You’ve lived in Nashville for a few years now, a move you made from New York City. Has your new environment changed the way you cultivate a song?
No, I wouldn’t say so. My life direction in general has, but not necessarily my writing. But I would say I feel more comfortable exploring avenues I’ve never explored before. Like the situation our country is in, and the threat to human rights — it’s not the world I want for my daughter. I feel turned on like a light in terms of my writing. I feel like, as an artist, to be valuable in these times is to work and create something beautiful. So, that’s what I’m trying to do.
In regards to music, who has influenced you?
I think it goes back to the fundamentals, back to the classical musicians. Then, you have the modern artists. The band Air has really made a difference, they’re just from another universe. A lot of the classic Fleetwood Mac songs have punctuated a lot of singer-songwriter’s developments. All together, these different artists form a constellation that makes sense.
What advice has stuck with you through the years?

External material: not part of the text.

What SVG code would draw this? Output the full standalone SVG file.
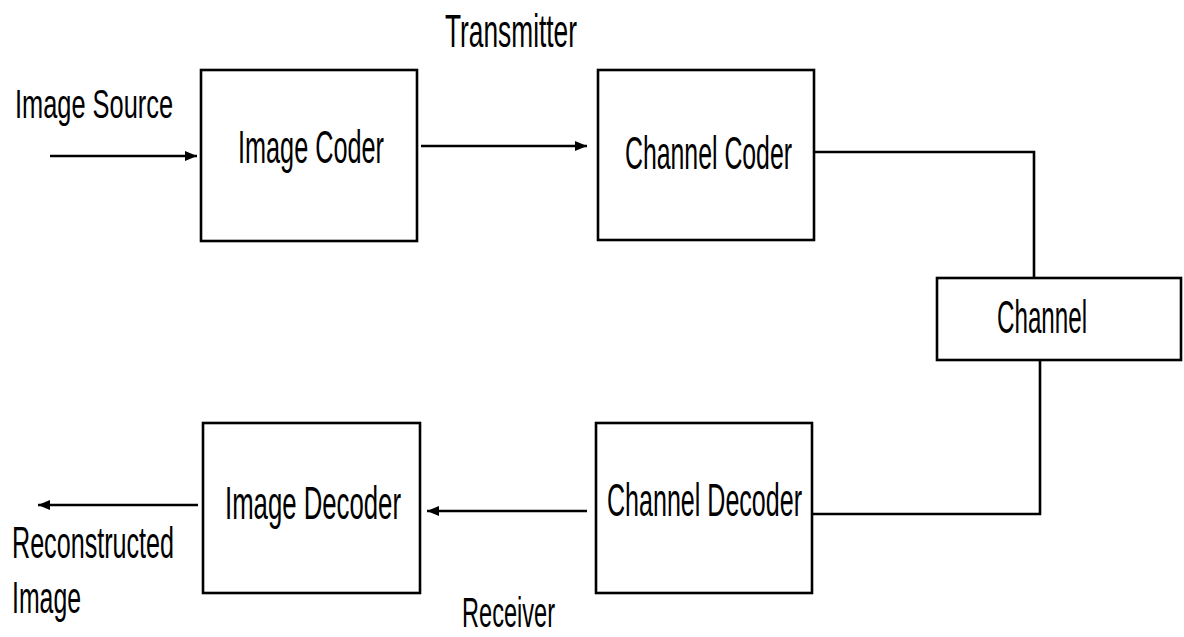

There are two pieces of advice that I try to remember all the time. One is — in the artist process, it’s important to stay as authentic as possible. And two, when you present your work, perform it and leave your ego out, you are now giving your music to the audience. It’s no longer yours, it becomes the people’s music. That helps me with nerves. You get so nervous before going out because you’re in your own head space. You have to disconnect.